Getting started with connector.databricks

The connector.databricks package provides a convenient interface for accessing and interacting with Databricks tables and volumes directly from R.

Introduction

This vignette will guide you through the process of connecting to a Databricks, retrieving data, and performing various operations using this package.

Connecting to a Databricks

Without connector package

To get started, you need to establish a connection to your Databricks cluster or volume storage. Use:

Here’s an example of how to do this:

library(connector.databricks)

# Connect to databricks tables using DBI
con <- connector_databricks_table(
  http_path = "path-to-cluster",
  catalog = "my_catalog",
  schema = "my_schema"
)

# Connect to databricks volume
con <- connector_databricks_volume(
  catalog = "my_catalog",
  schema = "my_schema",
  path = "path-to-file-storage"
)

Listing data

You can do some basic directory operations, such as creating, removing, and listing data inside directory, or listing tables inside database.

# Create a directory
db$volume |>
  create_directory_cnt("new_directory")

# Remove a directory
db$volume |>
  remove_directory_cnt("new_directory")

# List content inside volume directory
db$volume |>
  list_content_cnt()

# List tables inside database
db$tables |>
  list_content_cnt()

Reading and writing data

The connector packages provide a set of functions to read and write data from/to the datasources. They all have similar interface, so it’s easy to switch between them.

Now, we will show how to read and write different types of data from/to Databricks. In these examples we will be using iris and mtcars datasets.

Here is an example of writing data to a table on a cluster:

library(dplyr)

# Manipulate data

## Iris data
setosa <- iris |>
  filter(Species == "setosa")

mean_for_all_iris <- iris |>
  group_by(Species) |>
  summarise_all(list(mean, median, sd, min, max))

## mtcars data
cars <- mtcars |>
  filter(mpg > 22)

mean_for_all_mtcars <- mtcars |>
  group_by(gear) |>
  summarise(across(
    everything(),
    list(
      "mean" = mean,
      "median" = median,
      "sd" = sd,
      "min" = min,
      "max" = max
    ),
    .names = "{.col}_{.fn}"
  )) |>
  tidyr::pivot_longer(
    cols = -gear,
    names_to = c(".value", "stat"),
    names_sep = "_"
  )

## Store data
db$tables |>
  write_cnt(setosa, "setosa", overwrite = TRUE)

db$tables |>
  write_cnt(mean_for_all_iris, "mean_iris", overwrite = TRUE)

db$tables |>
  write_cnt(cars, "cars_mpg", overwrite = TRUE)

db$tables |>
  write_cnt(mean_for_all_mtcars, "mean_mtcars", overwrite = TRUE)
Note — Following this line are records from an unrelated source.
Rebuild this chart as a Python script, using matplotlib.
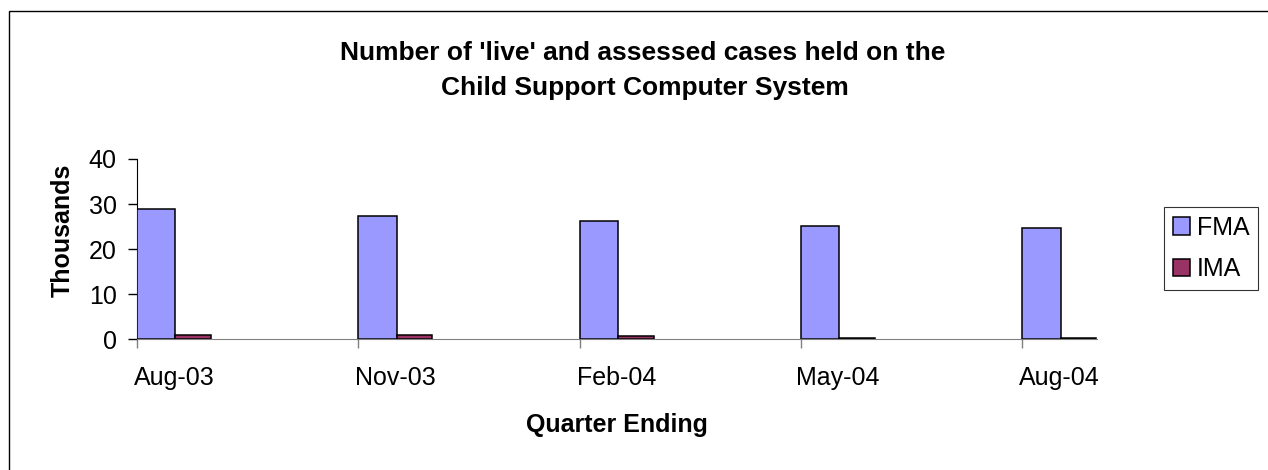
import numpy as np
import matplotlib
matplotlib.use("Agg")
import matplotlib.pyplot as plt
from matplotlib.patches import Rectangle

quarters = ["Aug-03", "Nov-03", "Feb-04", "May-04", "Aug-04"]
fma = [29.0, 27.3, 26.3, 25.1, 24.6]   # thousands
ima = [0.9, 0.9, 0.8, 0.3, 0.3]

fontsize = 18

plt.rc('font', family=['Liberation Sans', 'DejaVu Sans'], size=fontsize)

fig = plt.figure(figsize=(12.68, 4.70), dpi=100)
W, H = 1268, 470

# plot area in pixels: left 137, right 1097, y=0 at 339, y=40 at 159
ax = fig.add_axes([137 / W, 1 - 339.3 / H, 960 / W, 180.3 / H])

x = np.arange(len(quarters))
w_fma = 0.173
w_ima = 0.161
ax.bar(x, fma, width=w_fma, align='edge', color='#9999FF',
       edgecolor='black', linewidth=1.1, label='FMA', zorder=3)
ax.bar(x + w_fma, ima, width=w_ima, align='edge', color='#993366',
       edgecolor='black', linewidth=1.1, label='IMA', zorder=3)

ax.set_xlim(0, 4.337)
ax.set_ylim(0, 40)
ax.set_yticks([0, 10, 20, 30, 40])

# major ticks at category boundaries, labels under bar groups
ax.set_xticks(x)
ax.set_xticklabels([])
ax.set_xticks(x + (w_fma + w_ima) / 2, minor=True)
ax.set_xticklabels(quarters, minor=True)
ax.tick_params(axis='x', which='major', direction='out', length=6.5,
               color='#808080', width=1)
ax.tick_params(axis='x', which='minor', length=0, pad=19)
ax.tick_params(axis='y', direction='out', length=6.5, width=1, pad=8)

for side in ['top', 'right']:
    ax.spines[side].set_visible(False)
ax.spines['left'].set_color('black')
ax.spines['bottom'].set_color('#808080')
ax.spines['bottom'].set_zorder(4)

ax.set_ylabel('Thousands', fontweight='bold')
ax.yaxis.set_label_coords(-0.0646, 0.605)
ax.set_xlabel('Quarter Ending', fontweight='bold', labelpad=17)

fig.text(643 / W, 1 - 53 / H, "Number of 'live' and assessed cases held on the",
         ha='center', va='center', fontweight='bold', fontsize=19)
fig.text(645 / W, 1 - 88 / H, "Child Support Computer System",
         ha='center', va='center', fontweight='bold', fontsize=19)

leg = ax.legend(loc='upper left', bbox_to_anchor=(1164 / W, 1 - 207 / H),
                bbox_transform=fig.transFigure, fancybox=False, shadow=False,
                handlelength=0.68, handleheight=0.68, handletextpad=0.28,
                labelspacing=0.69, borderpad=0.35, borderaxespad=0)
leg.get_frame().set_edgecolor('black')
leg.get_frame().set_linewidth(0.8)

# chart border
fig.patches.append(Rectangle((9 / W, -0.1), 1.1, 1.1 - 10.7 / H,
                             transform=fig.transFigure, fill=False,
                             edgecolor='black', linewidth=1))

fig.savefig('out.png', dpi=100)
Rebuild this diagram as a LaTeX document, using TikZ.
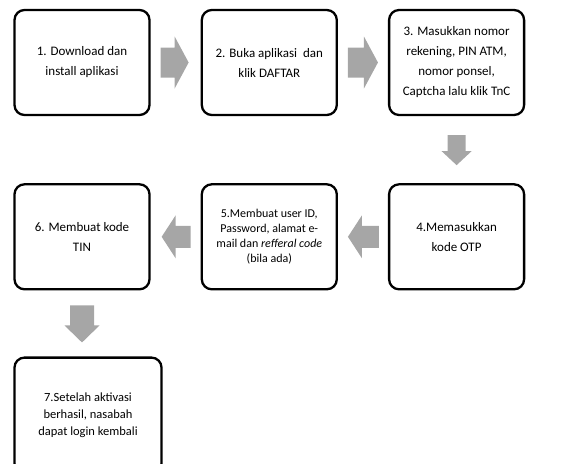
\documentclass[tikz,border=0pt]{standalone}
\usepackage{fontspec}
\setmainfont{Carlito}
\usepackage{tikz}
\usetikzlibrary{positioning, calc}
\definecolor{myarrowgrey}{RGB}{166, 166, 166}

\begin{document}
\begin{tikzpicture}[node distance = 50pt, box/.style={draw = black, line width = 2.3pt, rounded corners = 10pt, minimum width = 135pt, minimum height = 105pt, align = center, font = \fontsize{13}{20}\selectfont},
  flow/.style n args = {5}{fill = myarrowgrey, draw = none, to path = {
    ($(\tikztostart)!#4!(\tikztotarget)$) coordinate (flow-tail)
    ($(\tikztotarget)!#5!(\tikztostart)$) coordinate (flow-tip)
    ($(flow-tip)!#3!(flow-tail)$) coordinate (flow-back)
    ($(flow-tail)!#1!90:(flow-tip)$) -- ($(flow-back)!#1!-90:(flow-tail)$) -- ($(flow-back)!#2!-90:(flow-tail)$) -- (flow-tip)
    -- ($(flow-back)!#2!90:(flow-tail)$) -- ($(flow-back)!#1!90:(flow-tail)$) -- ($(flow-tail)!#1!-90:(flow-tip)$) -- cycle}}]
  \useasboundingbox (0pt, 0pt) rectangle (562pt, -463pt);

  % nodes
  \node [box] at (82pt, -62.5pt) (box-1) {1. Download dan\\install aplikasi};
  \node [box] [right = of box-1] (box-2) {2. Buka aplikasi \ dan\\klik DAFTAR};
  \node [box] [right = of box-2] (box-3) {3. Masukkan nomor\\rekening, PIN ATM,\\nomor ponsel,\\Captcha lalu klik TnC};
  \node [box] [below = 67pt of box-3] (box-4) {4.Memasukkan\\kode OTP};
  \node [box, font = \fontsize{12}{15}\selectfont] [left = of box-4] (box-5) {5.Membuat user ID,\\Password, alamat e-\\mail dan \textit{refferal code}\\(bila ada)};
  \node [box] [left = of box-5] (box-6) {6. Membuat kode\\TIN};
  \node [box, minimum width = 147pt, minimum height = 116pt, font = \fontsize{12.5}{17}\selectfont] [below right = 66pt and 0pt of box-6.south west] (box-7) {7.Setelah aktivasi\\berhasil, nasabah\\dapat login kembali};

  % edges
  \path (box-1.east) edge [flow = {15pt}{26pt}{14pt}{10pt}{12pt}] (box-2.west);
  \path (box-2.east) edge [flow = {15pt}{26pt}{14pt}{10pt}{10pt}] (box-3.west);
  \path (box-3.south) edge [flow = {9pt}{15pt}{14pt}{19pt}{18pt}] (box-4.north);
  \path (box-4.west) edge [flow = {11pt}{21.5pt}{14pt}{9pt}{10pt}] (box-5.east);
  \path (box-5.west) edge [flow = {11pt}{21.5pt}{14pt}{10pt}{11pt}] (box-6.east);
  \path (box-6.south) edge [flow = {12pt}{17.5pt}{17pt}{15pt}{14pt}] (box-6.south |- box-7.north);

\end{tikzpicture}
\end{document}
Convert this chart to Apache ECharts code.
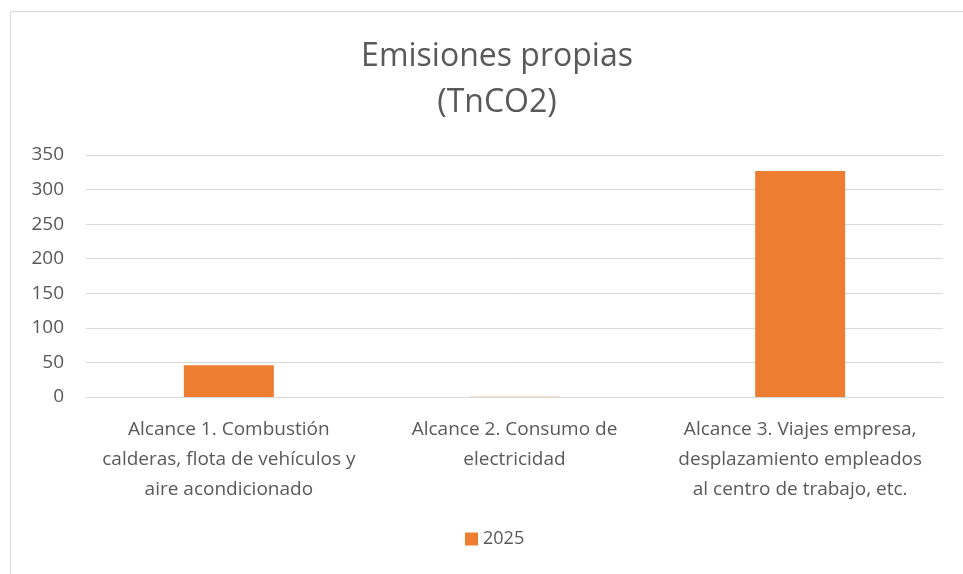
<!DOCTYPE html>
<html>
<head>
<meta charset="utf-8">
<script src="https://cdn.jsdelivr.net/npm/echarts@6/dist/echarts.min.js"></script>
<style>
  html, body { margin: 0; padding: 0; background: #fff; }
  #main { width: 963px; height: 574px; }
</style>
</head>
<body>
<div id="main"></div>
<script>
// categories, as they are wrapped in the original
var categories = [
  'Alcance 1. Combustión\ncalderas, flota de vehículos y\naire acondicionado',
  'Alcance 2. Consumo de\nelectricidad',
  'Alcance 3. Viajes empresa,\ndesplazamiento empleados\nal centro de trabajo, etc.'
];
var values2025 = [46, 0.5, 327];
var seriesName = '2025';
var yTicks = { min: 0, max: 350, interval: 50 };

var chart = echarts.init(document.getElementById('main'));
var font = '"Open Sans", Lato, sans-serif';
var option = {
  animation: false,
  textStyle: { fontFamily: font },
  graphic: [{
    type: 'rect',
    shape: { x: 10.5, y: 11.5, width: 1000, height: 700 },
    style: { fill: 'none', stroke: '#d9d9d9', lineWidth: 1 },
    silent: true
  }],
  title: {
    text: 'Emisiones propias\n(TnCO2)',
    left: 492,
    textAlign: 'center',
    top: 29,
    textStyle: {
      fontFamily: font,
      fontSize: 32,
      fontWeight: 'normal',
      color: '#595959',
      lineHeight: 46
    }
  },
  legend: {
    bottom: 21,
    left: 460,
    icon: 'rect',
    itemWidth: 13,
    itemHeight: 13,
    itemGap: 6,
    textStyle: { fontFamily: font, fontSize: 18, color: '#595959' },
    data: [seriesName]
  },
  grid: { left: 86, right: 20, top: 155, bottom: 177 },
  xAxis: {
    type: 'category',
    data: categories,
    axisLine: { lineStyle: { color: '#d9d9d9', width: 1 } },
    axisTick: { show: false },
    axisLabel: {
      fontFamily: font,
      fontSize: 19,
      color: '#595959',
      lineHeight: 30,
      margin: 18,
      interval: 0
    }
  },
  yAxis: {
    type: 'value',
    min: yTicks.min,
    max: yTicks.max,
    interval: yTicks.interval,
    axisLine: { show: false },
    axisTick: { show: false },
    axisLabel: { fontFamily: font, fontSize: 19, color: '#595959', margin: 22 },
    splitLine: { lineStyle: { color: '#d9d9d9', width: 1 } }
  },
  series: [{
    name: seriesName,
    type: 'bar',
    data: values2025,
    barWidth: '31.5%',
    itemStyle: { color: '#ed7d31' }
  }]
};
chart.setOption(option);
</script>
</body>
</html>
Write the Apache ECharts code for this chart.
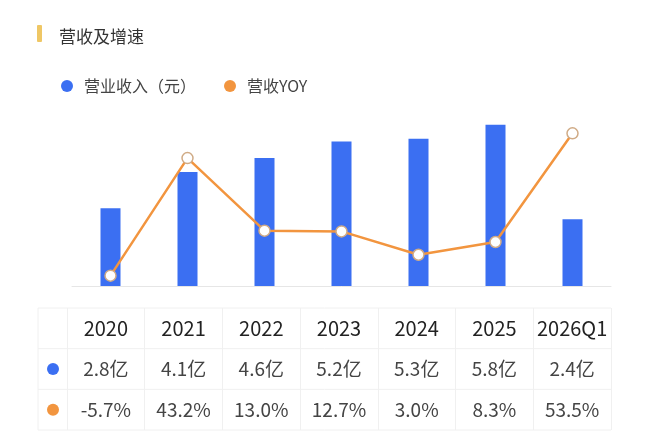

Now, let’s read the data back manipulate it a bit and write it to the Databricks volume. This way we can save different types of data in different formats.

library(gt)
library(tidyr)
library(ggplot2)

# List and load data from cluster
db$tables |>
  list_content_cnt()

table <- db$tables |>
  read_cnt("mean_mtcars")

gttable <- table |>
  gt(groupname_col = "gear")

# Save non-tabular data to databricks volume
tmp_file <- tempfile(fileext = ".docx")
gtsave(gttable, tmp_file)
db$volume |>
  upload_cnt(tmp_file, "tmeanallmtcars.docx")

# Manipulate data
setosa_fsetosa <- db$tables |>
  read_cnt("setosa") |>
  filter(Sepal.Length > 5)

fsetosa <- ggplot(setosa) +
  aes(x = Sepal.Length, y = Sepal.Width) +
  geom_point()

## Store data into output location
db$volume |>
  write_cnt(fsetosa$data, "fsetosa.csv")
db$volume |>
  write_cnt(fsetosa, "fsetosa.rds")

tmp_file <- tempfile(fileext = ".png")
ggsave(tmp_file, fsetosa)
db$volume |>
  upload_cnt(tmp_file, "fsetosa.png")

Conclusion

In this vignette we showed how to connect to Databricks datasources, read and write data from them. We also showed how to use the connector package to connect to Databricks and how to manipulate data using the connector package.